During my stay in Bombay I had a skype conversation with Julienne Dolphin Wilding, an artist now based in Barcelona, and a human being of rare integrity and good sense. I was telling her about my plans for the Open Studio exhibition at the end of the residency, which involved creating a hellish cacophony out of sampled hooting and beeping, and painting “Inconvenience is Regretted” on the wall in huge letters, a sign that adorns the construction chaos that is Delhi’s roads, and whose passive aggressive quality seems to typify the relationship of Delhi’s citizens with one another.
Julienne suggested that rather than replicating the mess and frustration, perhaps I should consider an antidote to it. At the time, I baulked at the idea, feeling that honest anger was a valid response.

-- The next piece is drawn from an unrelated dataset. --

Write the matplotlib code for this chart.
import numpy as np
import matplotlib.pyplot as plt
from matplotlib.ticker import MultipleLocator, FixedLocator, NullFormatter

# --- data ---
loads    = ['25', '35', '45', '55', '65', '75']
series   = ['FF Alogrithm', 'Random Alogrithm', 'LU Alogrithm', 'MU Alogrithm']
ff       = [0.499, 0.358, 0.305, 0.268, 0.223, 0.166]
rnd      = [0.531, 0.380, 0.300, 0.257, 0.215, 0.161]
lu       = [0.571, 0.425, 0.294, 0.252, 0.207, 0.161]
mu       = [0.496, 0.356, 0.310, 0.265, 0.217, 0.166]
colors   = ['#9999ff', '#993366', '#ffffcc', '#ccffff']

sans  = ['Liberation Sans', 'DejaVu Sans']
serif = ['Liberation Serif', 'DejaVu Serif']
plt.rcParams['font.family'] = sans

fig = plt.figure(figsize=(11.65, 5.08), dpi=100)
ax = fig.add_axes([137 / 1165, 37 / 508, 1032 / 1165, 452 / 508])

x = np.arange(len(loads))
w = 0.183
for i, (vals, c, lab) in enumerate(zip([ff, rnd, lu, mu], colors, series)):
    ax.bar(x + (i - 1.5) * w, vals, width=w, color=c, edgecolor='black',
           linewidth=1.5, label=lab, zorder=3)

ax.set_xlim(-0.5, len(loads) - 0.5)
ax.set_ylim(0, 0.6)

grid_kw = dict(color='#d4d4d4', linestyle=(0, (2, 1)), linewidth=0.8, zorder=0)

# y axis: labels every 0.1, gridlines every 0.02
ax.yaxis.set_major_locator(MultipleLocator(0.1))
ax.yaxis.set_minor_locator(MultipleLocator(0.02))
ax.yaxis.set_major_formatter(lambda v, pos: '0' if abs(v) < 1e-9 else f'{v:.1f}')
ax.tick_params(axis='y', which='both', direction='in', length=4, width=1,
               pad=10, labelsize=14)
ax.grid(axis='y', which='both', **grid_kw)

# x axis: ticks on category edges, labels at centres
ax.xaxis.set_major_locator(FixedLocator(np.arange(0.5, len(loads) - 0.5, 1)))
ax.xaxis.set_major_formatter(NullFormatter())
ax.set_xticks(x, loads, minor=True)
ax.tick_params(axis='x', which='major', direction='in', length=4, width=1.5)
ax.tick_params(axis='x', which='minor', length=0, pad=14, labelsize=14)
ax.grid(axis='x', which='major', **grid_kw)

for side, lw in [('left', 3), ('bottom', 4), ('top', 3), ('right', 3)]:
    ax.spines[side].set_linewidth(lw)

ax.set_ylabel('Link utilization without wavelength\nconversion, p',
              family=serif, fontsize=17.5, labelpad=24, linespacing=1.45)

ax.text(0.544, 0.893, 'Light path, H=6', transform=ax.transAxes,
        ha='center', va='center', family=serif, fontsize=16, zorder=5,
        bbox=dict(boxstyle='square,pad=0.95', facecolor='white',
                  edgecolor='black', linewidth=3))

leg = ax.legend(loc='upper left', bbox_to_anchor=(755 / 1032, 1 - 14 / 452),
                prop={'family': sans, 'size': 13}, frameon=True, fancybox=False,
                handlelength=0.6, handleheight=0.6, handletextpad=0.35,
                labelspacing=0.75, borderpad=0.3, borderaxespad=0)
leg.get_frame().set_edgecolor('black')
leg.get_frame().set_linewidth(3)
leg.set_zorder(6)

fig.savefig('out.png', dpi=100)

Perhaps it was, but I’d been bothered by a feeling that somehow this wasn’t my own work, having no connection to more longstanding concerns. Her comments stewed in my subconscious along with a dense mishmash of ideas about Cosmic Relativity, and a couple of days later I enjoyed a bout of lucidity in which a new plan for the Open Studio was revealed. Perhaps being away from Delhi also allowed me to see the endlessly perpetuated cycle of anger in which I, along with many of its inhabitants, was trapped. I realised that I could feel compassion for the victims of this hideous, dystopian experiment instead, and that working from this position felt much better.
I’m aware that my Buddhist credentials leave a lot to be desired, if I can’t achieve that realisation while immersed in the pain and ignorance, but I’m trying to be more forgiving with myself as well. Curiously, since returning to Delhi, I have been much less aware of being surrounded by anger. Perhaps I am simply becoming indifferent, but it seems more likely that a lot of it was the reflection of anger that I was carrying.